>> START DATA PROVIDED

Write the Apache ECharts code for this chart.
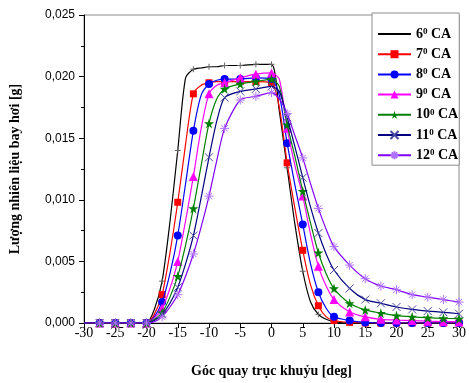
<!DOCTYPE html>
<html>
<head>
<meta charset="utf-8">
<script src="https://cdn.jsdelivr.net/npm/echarts@6/dist/echarts.min.js"></script>
<style>html,body{margin:0;padding:0;background:#fff}#c{width:469px;height:383px}</style>
</head>
<body>
<div id="c"></div>
<script>
// Crank angle (deg)
const angles = [-30,-27.5,-25,-22.5,-20,-18.75,-17.5,-16.25,-15,-13.75,-12.5,-11.25,-10,-8.75,-7.5,-5,-2.5,0,1.25,2.5,3.75,5,6.25,7.5,8.75,10,12.5,15,17.5,20,22.5,25,27.5,30];
// Evaporated fuel amount [g] per injection timing
const ca6  = [0,0,0,0,0,0.0011,0.0034,0.0082,0.0140,0.0199,0.0206,0.0207,0.0208,0.0208,0.0209,0.0209,0.0210,0.0210,0.0172,0.0126,0.0080,0.0042,0.0017,0.0007,0.0003,0.0001,0,0,0,0,0,0,0,0];
const ca7  = [0,0,0,0,0,0.0007,0.0023,0.0057,0.0098,0.0145,0.0186,0.0193,0.0195,0.0196,0.0196,0.0196,0.0196,0.0195,0.0175,0.0130,0.0093,0.0059,0.0031,0.0014,0.0005,0.0002,0.00005,0,0,0,0,0,0,0];
const ca8  = [0,0,0,0,0,0.0005,0.0017,0.0040,0.0071,0.0113,0.0156,0.0185,0.0194,0.0197,0.0198,0.0198,0.0199,0.0198,0.0185,0.0146,0.0112,0.0080,0.0048,0.0025,0.0012,0.0005,0.0002,0.00005,0,0,0,0,0,0];
const ca9  = [0,0,0,0,0,0.0004,0.0012,0.0028,0.0050,0.0083,0.0119,0.0158,0.0186,0.0193,0.0195,0.0199,0.0202,0.0203,0.0198,0.0158,0.0128,0.0103,0.0072,0.0046,0.0030,0.0019,0.0009,0.0005,0.0003,0.00024,0.0002,0.00015,0.00012,0.0001];
const ca10 = [0,0,0,0,0,0.0003,0.00084,0.0021,0.0038,0.0063,0.0093,0.0128,0.0162,0.0182,0.0190,0.0194,0.0196,0.0198,0.0192,0.0161,0.0135,0.0107,0.0081,0.0057,0.0040,0.0028,0.0016,0.00106,0.0008,0.0006,0.0005,0.00043,0.00038,0.00035];
const ca11 = [0,0,0,0,0,0.0002,0.0007,0.0016,0.0029,0.0048,0.0071,0.0102,0.01345,0.0164,0.0183,0.0188,0.0190,0.0192,0.0188,0.0167,0.0143,0.0118,0.0094,0.0073,0.0056,0.0043,0.0028,0.0019,0.0016,0.0013,0.0011,0.00097,0.00087,0.00075];
const ca12 = [0,0,0,0,0,0.0001,0.0005,0.0013,0.0023,0.0038,0.0056,0.0078,0.0103,0.0132,0.0158,0.0181,0.0184,0.0187,0.0182,0.0170,0.0152,0.0134,0.0113,0.0093,0.0076,0.0062,0.0047,0.0036,0.0030,0.0027,0.0023,0.0021,0.0019,0.0017];
const seriesNames = ['6','7','8','9','10','11','12'];
const xTicks = {min:-30, max:30, interval:5};
const yTicks = {min:0, max:0.025, interval:0.005};

const values = [ca6, ca7, ca8, ca9, ca10, ca11, ca12];
const styles = [
  {color:'#000000', symbol:'path://M5,0L5,10M0,5L10,5', size:6, stroke:'#666666', bw:1},
  {color:'#ff0000', symbol:'rect', size:7},
  {color:'#0000ff', symbol:'circle', size:8},
  {color:'#ff00ff', symbol:'triangle', size:9},
  {color:'#008000', symbol:'path://M50,0L61,35L98,35L68,57L79,91L50,70L21,91L32,57L2,35L39,35Z', size:10},
  {color:'#000080', symbol:'path://M0,0L10,10M10,0L0,10', size:8, stroke:'#4a4aa0', bw:1},
  {color:'#8000ff', symbol:'path://M5,0L5,10M0,5L10,5M1.5,1.5L8.5,8.5M8.5,1.5L1.5,8.5', size:9, stroke:'#b070ff', bw:1}
];
function isMarker(a){ const k=a/2.5; return Math.abs(k-Math.round(k))<1e-9 && a>-30; }

const series = values.map((v,si)=>{
  const st = styles[si];
  return {
    name: seriesNames[si],
    type:'line',
    smooth:0.25,
    showAllSymbol:true,
    symbol: st.symbol,
    symbolSize: st.size,
    lineStyle:{color:st.color, width:1.2},
    itemStyle:{color: st.stroke ? 'rgba(0,0,0,0)' : st.color, borderColor: st.stroke || st.color, borderWidth: st.bw || 0},
    data: angles.map((a,i)=> isMarker(a) ? {value:[a,v[i]]} : {value:[a,v[i]], symbol:'none'}),
    animation:false,
    z: 2+si
  };
});

const legendData = seriesNames.map((n,i)=> i===0
  ? {name:n, itemStyle:{color:'rgba(0,0,0,0)', borderColor:'rgba(0,0,0,0)', borderWidth:0}}
  : {name:n});

const chart = echarts.init(document.getElementById('c'), null, {renderer:'canvas'});
chart.setOption({
  backgroundColor:'#fff',
  animation:false,
  grid:{left:84, right:9, top:15, bottom:60, show:true, borderColor:'#8c8c8c', borderWidth:1, backgroundColor:'transparent'},
  legend:{
    orient:'vertical', left:372, top:13,
    padding:[14,1,3,5],
    borderColor:'#8c8c8c', borderWidth:1, backgroundColor:'#fff',
    itemWidth:33, itemHeight:10, itemGap:6.2,
    formatter: n => `{a|${n}}{s|0}{a| CA}`,
    textStyle:{
      rich:{
        a:{fontFamily:'Liberation Serif', fontWeight:'bold', fontSize:14, color:'#000', lineHeight:14},
        s:{fontFamily:'Liberation Serif', fontWeight:'bold', fontSize:9, color:'#000', lineHeight:14, verticalAlign:'top', padding:[0,0,5,0]}
      }
    },
    data: legendData
  },
  xAxis:{
    type:'value', min:xTicks.min, max:xTicks.max, interval:xTicks.interval,
    name:'Góc quay trục khuỷu [deg]', nameLocation:'middle', nameGap:41,
    nameTextStyle:{fontFamily:'Liberation Serif', fontWeight:'bold', fontSize:14, color:'#000'},
    axisLine:{show:true, onZero:false, lineStyle:{color:'#000', width:1}},
    axisTick:{show:true, length:5, lineStyle:{color:'#000'}},
    axisLabel:{margin:3, fontFamily:'Liberation Serif', fontSize:14, color:'#000'},
    splitLine:{show:false}
  },
  yAxis:{
    type:'value', min:yTicks.min, max:yTicks.max, interval:yTicks.interval,
    name:'Lượng nhiên liệu bay hơi [g]', nameLocation:'middle', nameGap:62, nameRotate:90,
    nameTextStyle:{fontFamily:'Liberation Serif', fontWeight:'bold', fontSize:14, color:'#000'},
    axisLine:{show:true, onZero:false, lineStyle:{color:'#000', width:1}},
    axisTick:{show:true, length:5, lineStyle:{color:'#000'}},
    minorTick:{show:true, splitNumber:2, length:3, lineStyle:{color:'#000'}},
    axisLabel:{margin:9, fontFamily:'Liberation Sans', fontSize:12, color:'#000', formatter: v => v.toFixed(3).replace('.', ',')},
    splitLine:{show:false}
  },
  series: series
});
</script>
</body>
</html>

>> END DATA PROVIDED

_PROBLEM TO WORK ON_
Write out each line of the data exactly; the images should be left out.

_SOLUTION_
Write the Apache ECharts code for this chart.
<!DOCTYPE html>
<html>
<head>
<meta charset="utf-8">
<script src="https://cdn.jsdelivr.net/npm/echarts@6/dist/echarts.min.js"></script>
<style>html,body{margin:0;padding:0;background:#fff}#c{width:469px;height:383px}</style>
</head>
<body>
<div id="c"></div>
<script>
// Crank angle (deg)
const angles = [-30,-27.5,-25,-22.5,-20,-18.75,-17.5,-16.25,-15,-13.75,-12.5,-11.25,-10,-8.75,-7.5,-5,-2.5,0,1.25,2.5,3.75,5,6.25,7.5,8.75,10,12.5,15,17.5,20,22.5,25,27.5,30];
// Evaporated fuel amount [g] per injection timing
const ca6  = [0,0,0,0,0,0.0011,0.0034,0.0082,0.0140,0.0199,0.0206,0.0207,0.0208,0.0208,0.0209,0.0209,0.0210,0.0210,0.0172,0.0126,0.0080,0.0042,0.0017,0.0007,0.0003,0.0001,0,0,0,0,0,0,0,0];
const ca7  = [0,0,0,0,0,0.0007,0.0023,0.0057,0.0098,0.0145,0.0186,0.0193,0.0195,0.0196,0.0196,0.0196,0.0196,0.0195,0.0175,0.0130,0.0093,0.0059,0.0031,0.0014,0.0005,0.0002,0.00005,0,0,0,0,0,0,0];
const ca8  = [0,0,0,0,0,0.0005,0.0017,0.0040,0.0071,0.0113,0.0156,0.0185,0.0194,0.0197,0.0198,0.0198,0.0199,0.0198,0.0185,0.0146,0.0112,0.0080,0.0048,0.0025,0.0012,0.0005,0.0002,0.00005,0,0,0,0,0,0];
const ca9  = [0,0,0,0,0,0.0004,0.0012,0.0028,0.0050,0.0083,0.0119,0.0158,0.0186,0.0193,0.0195,0.0199,0.0202,0.0203,0.0198,0.0158,0.0128,0.0103,0.0072,0.0046,0.0030,0.0019,0.0009,0.0005,0.0003,0.00024,0.0002,0.00015,0.00012,0.0001];
const ca10 = [0,0,0,0,0,0.0003,0.00084,0.0021,0.0038,0.0063,0.0093,0.0128,0.0162,0.0182,0.0190,0.0194,0.0196,0.0198,0.0192,0.0161,0.0135,0.0107,0.0081,0.0057,0.0040,0.0028,0.0016,0.00106,0.0008,0.0006,0.0005,0.00043,0.00038,0.00035];
const ca11 = [0,0,0,0,0,0.0002,0.0007,0.0016,0.0029,0.0048,0.0071,0.0102,0.01345,0.0164,0.0183,0.0188,0.0190,0.0192,0.0188,0.0167,0.0143,0.0118,0.0094,0.0073,0.0056,0.0043,0.0028,0.0019,0.0016,0.0013,0.0011,0.00097,0.00087,0.00075];
const ca12 = [0,0,0,0,0,0.0001,0.0005,0.0013,0.0023,0.0038,0.0056,0.0078,0.0103,0.0132,0.0158,0.0181,0.0184,0.0187,0.0182,0.0170,0.0152,0.0134,0.0113,0.0093,0.0076,0.0062,0.0047,0.0036,0.0030,0.0027,0.0023,0.0021,0.0019,0.0017];
const seriesNames = ['6','7','8','9','10','11','12'];
const xTicks = {min:-30, max:30, interval:5};
const yTicks = {min:0, max:0.025, interval:0.005};

const values = [ca6, ca7, ca8, ca9, ca10, ca11, ca12];
const styles = [
  {color:'#000000', symbol:'path://M5,0L5,10M0,5L10,5', size:6, stroke:'#666666', bw:1},
  {color:'#ff0000', symbol:'rect', size:7},
  {color:'#0000ff', symbol:'circle', size:8},
  {color:'#ff00ff', symbol:'triangle', size:9},
  {color:'#008000', symbol:'path://M50,0L61,35L98,35L68,57L79,91L50,70L21,91L32,57L2,35L39,35Z', size:10},
  {color:'#000080', symbol:'path://M0,0L10,10M10,0L0,10', size:8, stroke:'#4a4aa0', bw:1},
  {color:'#8000ff', symbol:'path://M5,0L5,10M0,5L10,5M1.5,1.5L8.5,8.5M8.5,1.5L1.5,8.5', size:9, stroke:'#b070ff', bw:1}
];
function isMarker(a){ const k=a/2.5; return Math.abs(k-Math.round(k))<1e-9 && a>-30; }

const series = values.map((v,si)=>{
  const st = styles[si];
  return {
    name: seriesNames[si],
    type:'line',
    smooth:0.25,
    showAllSymbol:true,
    symbol: st.symbol,
    symbolSize: st.size,
    lineStyle:{color:st.color, width:1.2},
    itemStyle:{color: st.stroke ? 'rgba(0,0,0,0)' : st.color, borderColor: st.stroke || st.color, borderWidth: st.bw || 0},
    data: angles.map((a,i)=> isMarker(a) ? {value:[a,v[i]]} : {value:[a,v[i]], symbol:'none'}),
    animation:false,
    z: 2+si
  };
});

const legendData = seriesNames.map((n,i)=> i===0
  ? {name:n, itemStyle:{color:'rgba(0,0,0,0)', borderColor:'rgba(0,0,0,0)', borderWidth:0}}
  : {name:n});

const chart = echarts.init(document.getElementById('c'), null, {renderer:'canvas'});
chart.setOption({
  backgroundColor:'#fff',
  animation:false,
  grid:{left:84, right:9, top:15, bottom:60, show:true, borderColor:'#8c8c8c', borderWidth:1, backgroundColor:'transparent'},
  legend:{
    orient:'vertical', left:372, top:13,
    padding:[14,1,3,5],
    borderColor:'#8c8c8c', borderWidth:1, backgroundColor:'#fff',
    itemWidth:33, itemHeight:10, itemGap:6.2,
    formatter: n => `{a|${n}}{s|0}{a| CA}`,
    textStyle:{
      rich:{
        a:{fontFamily:'Liberation Serif', fontWeight:'bold', fontSize:14, color:'#000', lineHeight:14},
        s:{fontFamily:'Liberation Serif', fontWeight:'bold', fontSize:9, color:'#000', lineHeight:14, verticalAlign:'top', padding:[0,0,5,0]}
      }
    },
    data: legendData
  },
  xAxis:{
    type:'value', min:xTicks.min, max:xTicks.max, interval:xTicks.interval,
    name:'Góc quay trục khuỷu [deg]', nameLocation:'middle', nameGap:41,
    nameTextStyle:{fontFamily:'Liberation Serif', fontWeight:'bold', fontSize:14, color:'#000'},
    axisLine:{show:true, onZero:false, lineStyle:{color:'#000', width:1}},
    axisTick:{show:true, length:5, lineStyle:{color:'#000'}},
    axisLabel:{margin:3, fontFamily:'Liberation Serif', fontSize:14, color:'#000'},
    splitLine:{show:false}
  },
  yAxis:{
    type:'value', min:yTicks.min, max:yTicks.max, interval:yTicks.interval,
    name:'Lượng nhiên liệu bay hơi [g]', nameLocation:'middle', nameGap:62, nameRotate:90,
    nameTextStyle:{fontFamily:'Liberation Serif', fontWeight:'bold', fontSize:14, color:'#000'},
    axisLine:{show:true, onZero:false, lineStyle:{color:'#000', width:1}},
    axisTick:{show:true, length:5, lineStyle:{color:'#000'}},
    minorTick:{show:true, splitNumber:2, length:3, lineStyle:{color:'#000'}},
    axisLabel:{margin:9, fontFamily:'Liberation Sans', fontSize:12, color:'#000', formatter: v => v.toFixed(3).replace('.', ',')},
    splitLine:{show:false}
  },
  series: series
});
</script>
</body>
</html>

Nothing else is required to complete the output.